◆ **Stored data**:
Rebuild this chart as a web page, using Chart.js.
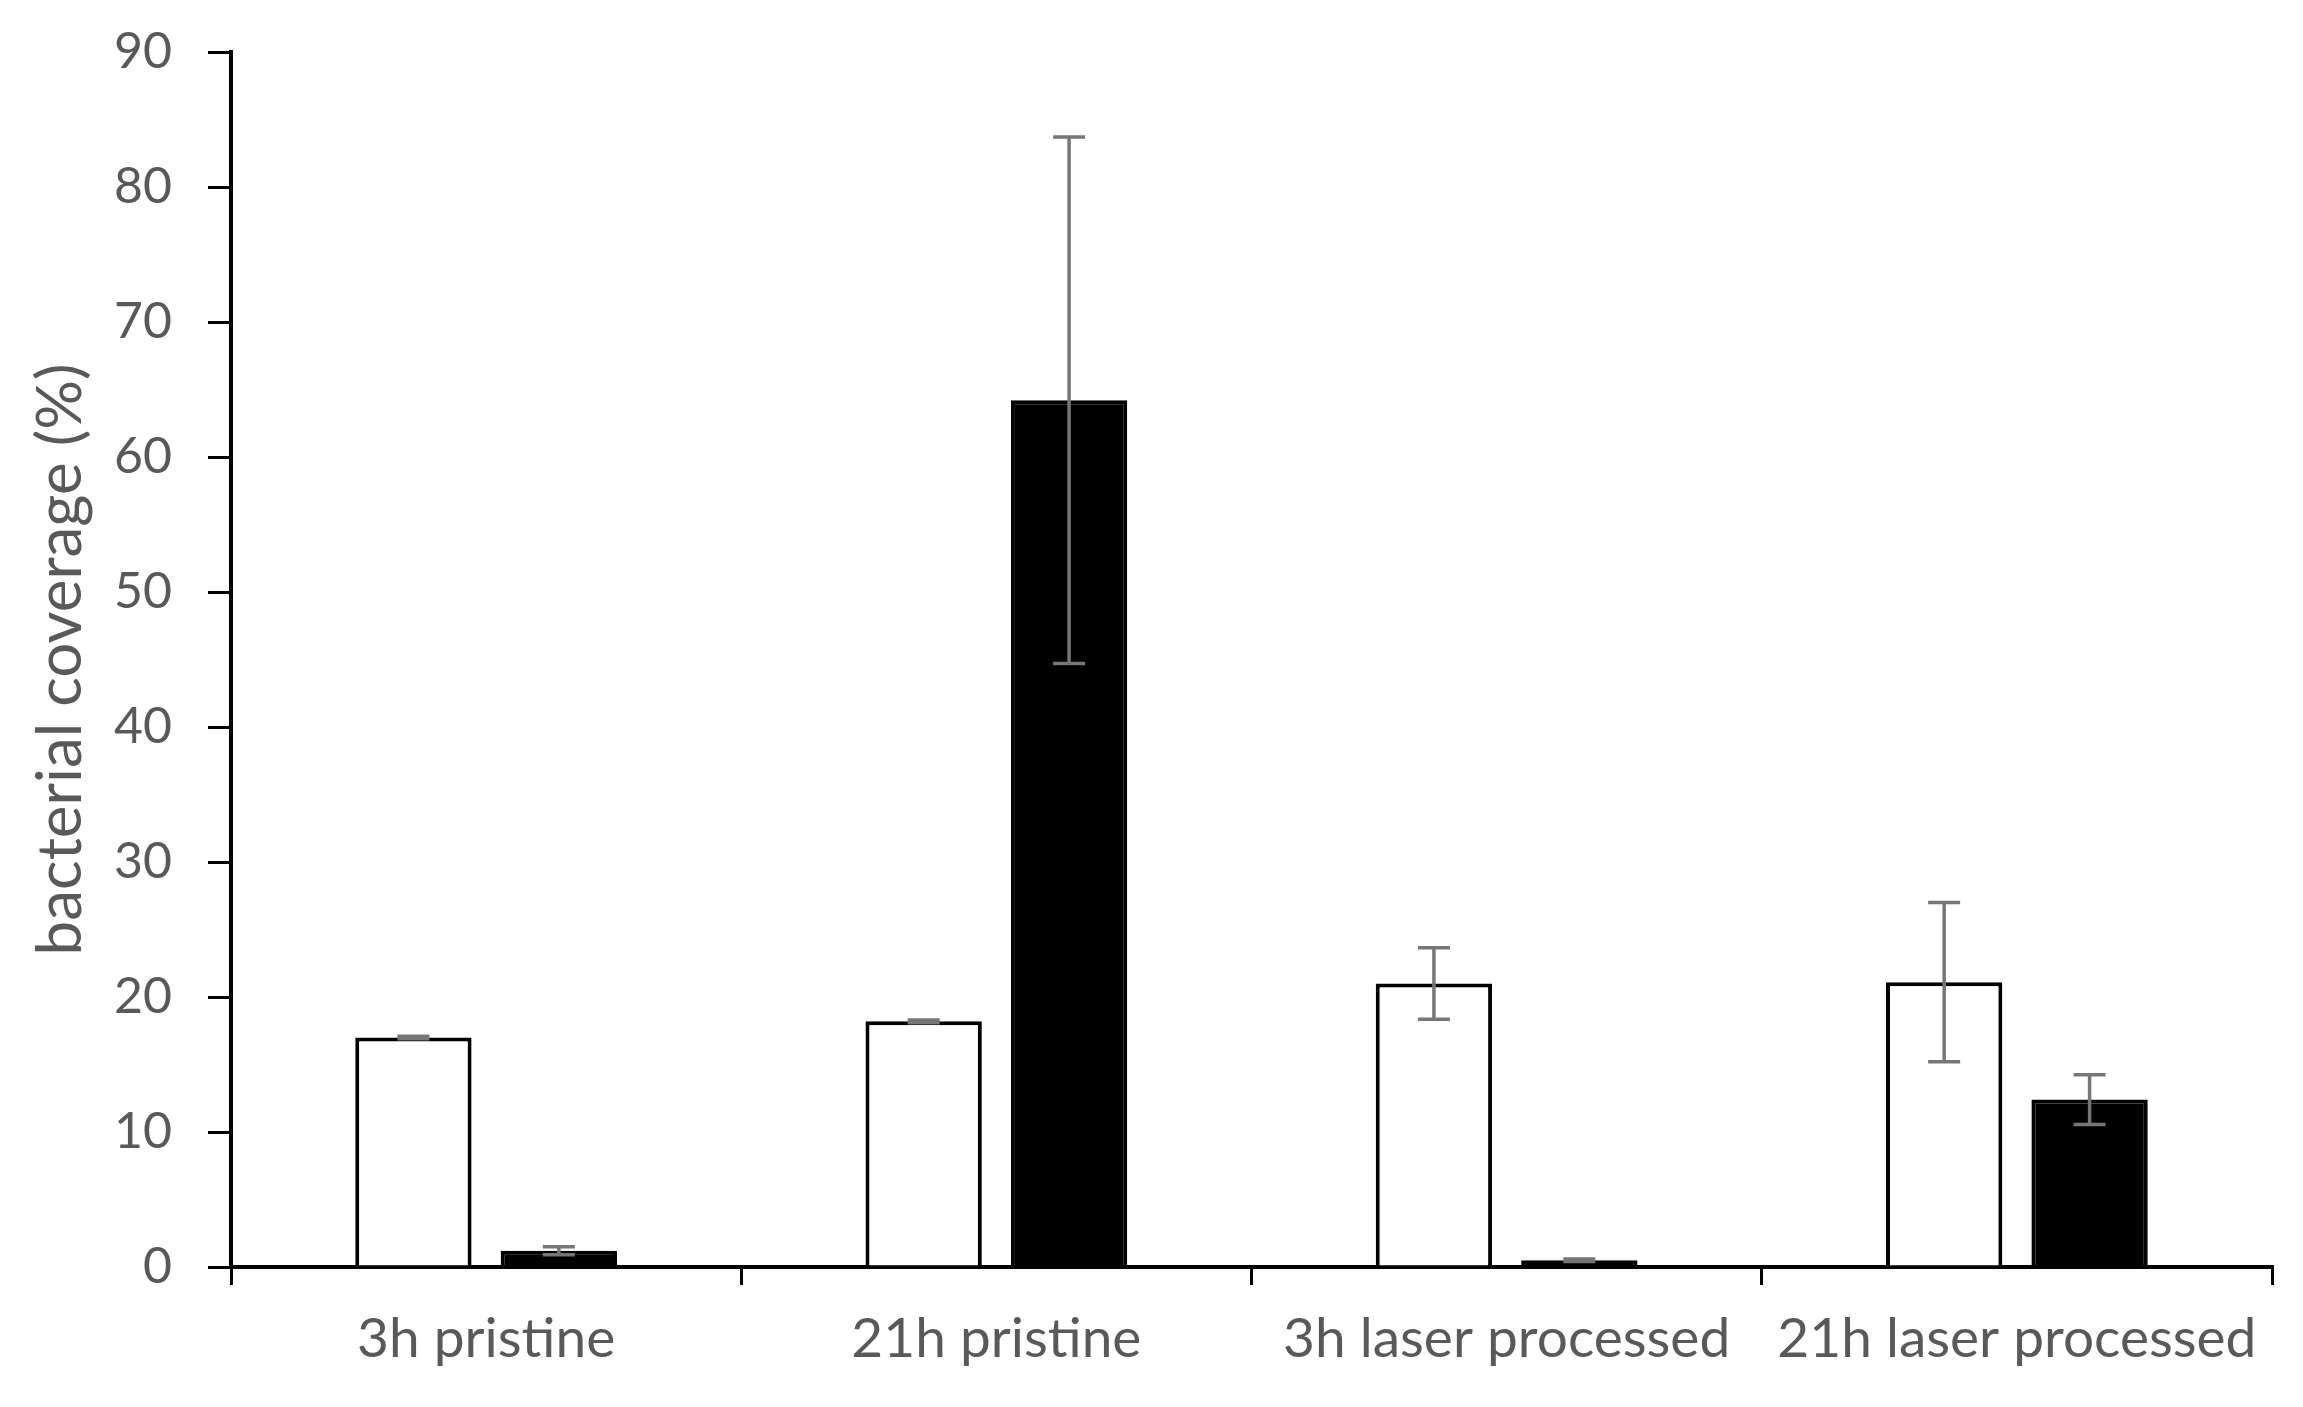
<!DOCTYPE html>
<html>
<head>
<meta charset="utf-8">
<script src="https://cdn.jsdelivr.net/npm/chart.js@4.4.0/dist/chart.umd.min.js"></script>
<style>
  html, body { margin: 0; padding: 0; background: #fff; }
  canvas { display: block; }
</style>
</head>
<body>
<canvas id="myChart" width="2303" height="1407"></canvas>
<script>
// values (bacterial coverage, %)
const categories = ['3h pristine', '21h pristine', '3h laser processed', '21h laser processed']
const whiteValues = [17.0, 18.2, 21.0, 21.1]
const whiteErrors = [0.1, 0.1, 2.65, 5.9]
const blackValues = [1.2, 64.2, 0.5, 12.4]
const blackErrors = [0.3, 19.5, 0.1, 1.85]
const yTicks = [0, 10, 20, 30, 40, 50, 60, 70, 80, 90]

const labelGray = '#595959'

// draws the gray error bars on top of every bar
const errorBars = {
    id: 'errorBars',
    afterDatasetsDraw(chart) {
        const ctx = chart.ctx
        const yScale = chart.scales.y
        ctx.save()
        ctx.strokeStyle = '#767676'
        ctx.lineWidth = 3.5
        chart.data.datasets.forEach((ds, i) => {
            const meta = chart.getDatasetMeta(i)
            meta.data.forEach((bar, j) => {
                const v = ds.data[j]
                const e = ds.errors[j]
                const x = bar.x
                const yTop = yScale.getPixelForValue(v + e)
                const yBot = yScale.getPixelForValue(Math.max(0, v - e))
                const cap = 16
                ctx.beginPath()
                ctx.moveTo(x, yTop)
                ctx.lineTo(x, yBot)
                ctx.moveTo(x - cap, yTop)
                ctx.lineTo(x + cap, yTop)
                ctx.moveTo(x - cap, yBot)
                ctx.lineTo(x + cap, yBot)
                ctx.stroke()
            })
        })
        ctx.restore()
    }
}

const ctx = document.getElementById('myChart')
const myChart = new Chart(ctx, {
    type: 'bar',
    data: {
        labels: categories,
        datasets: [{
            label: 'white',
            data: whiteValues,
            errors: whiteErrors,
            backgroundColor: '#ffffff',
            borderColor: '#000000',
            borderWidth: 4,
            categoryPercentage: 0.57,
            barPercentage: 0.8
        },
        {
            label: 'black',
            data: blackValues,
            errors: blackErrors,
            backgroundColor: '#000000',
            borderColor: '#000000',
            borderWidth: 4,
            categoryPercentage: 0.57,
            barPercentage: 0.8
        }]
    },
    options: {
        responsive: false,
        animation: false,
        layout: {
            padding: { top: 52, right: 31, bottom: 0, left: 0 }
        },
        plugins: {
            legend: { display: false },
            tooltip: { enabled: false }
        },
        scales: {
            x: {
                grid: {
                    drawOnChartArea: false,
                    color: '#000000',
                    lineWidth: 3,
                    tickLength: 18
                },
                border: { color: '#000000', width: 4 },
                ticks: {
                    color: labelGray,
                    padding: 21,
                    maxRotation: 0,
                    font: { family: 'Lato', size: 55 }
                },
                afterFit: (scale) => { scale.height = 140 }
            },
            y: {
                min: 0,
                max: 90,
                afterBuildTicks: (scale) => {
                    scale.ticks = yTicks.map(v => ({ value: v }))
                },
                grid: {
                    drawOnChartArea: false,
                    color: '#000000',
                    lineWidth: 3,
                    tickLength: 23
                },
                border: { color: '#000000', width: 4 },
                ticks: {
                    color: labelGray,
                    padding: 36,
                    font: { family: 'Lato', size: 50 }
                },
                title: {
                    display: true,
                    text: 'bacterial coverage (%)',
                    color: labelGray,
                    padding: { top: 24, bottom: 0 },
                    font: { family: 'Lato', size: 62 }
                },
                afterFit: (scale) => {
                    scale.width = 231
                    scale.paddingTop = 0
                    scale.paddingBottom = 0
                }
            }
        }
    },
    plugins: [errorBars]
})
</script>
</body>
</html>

◆ **Work to do**:
Starting at the first line of the material, output exactly the lines up to and including the one with "const labelGray = '#595959'". Do not include the pictures.

◆ **Reply to the task**:
Rebuild this chart as a web page, using Chart.js.
<!DOCTYPE html>
<html>
<head>
<meta charset="utf-8">
<script src="https://cdn.jsdelivr.net/npm/chart.js@4.4.0/dist/chart.umd.min.js"></script>
<style>
  html, body { margin: 0; padding: 0; background: #fff; }
  canvas { display: block; }
</style>
</head>
<body>
<canvas id="myChart" width="2303" height="1407"></canvas>
<script>
// values (bacterial coverage, %)
const categories = ['3h pristine', '21h pristine', '3h laser processed', '21h laser processed']
const whiteValues = [17.0, 18.2, 21.0, 21.1]
const whiteErrors = [0.1, 0.1, 2.65, 5.9]
const blackValues = [1.2, 64.2, 0.5, 12.4]
const blackErrors = [0.3, 19.5, 0.1, 1.85]
const yTicks = [0, 10, 20, 30, 40, 50, 60, 70, 80, 90]

const labelGray = '#595959'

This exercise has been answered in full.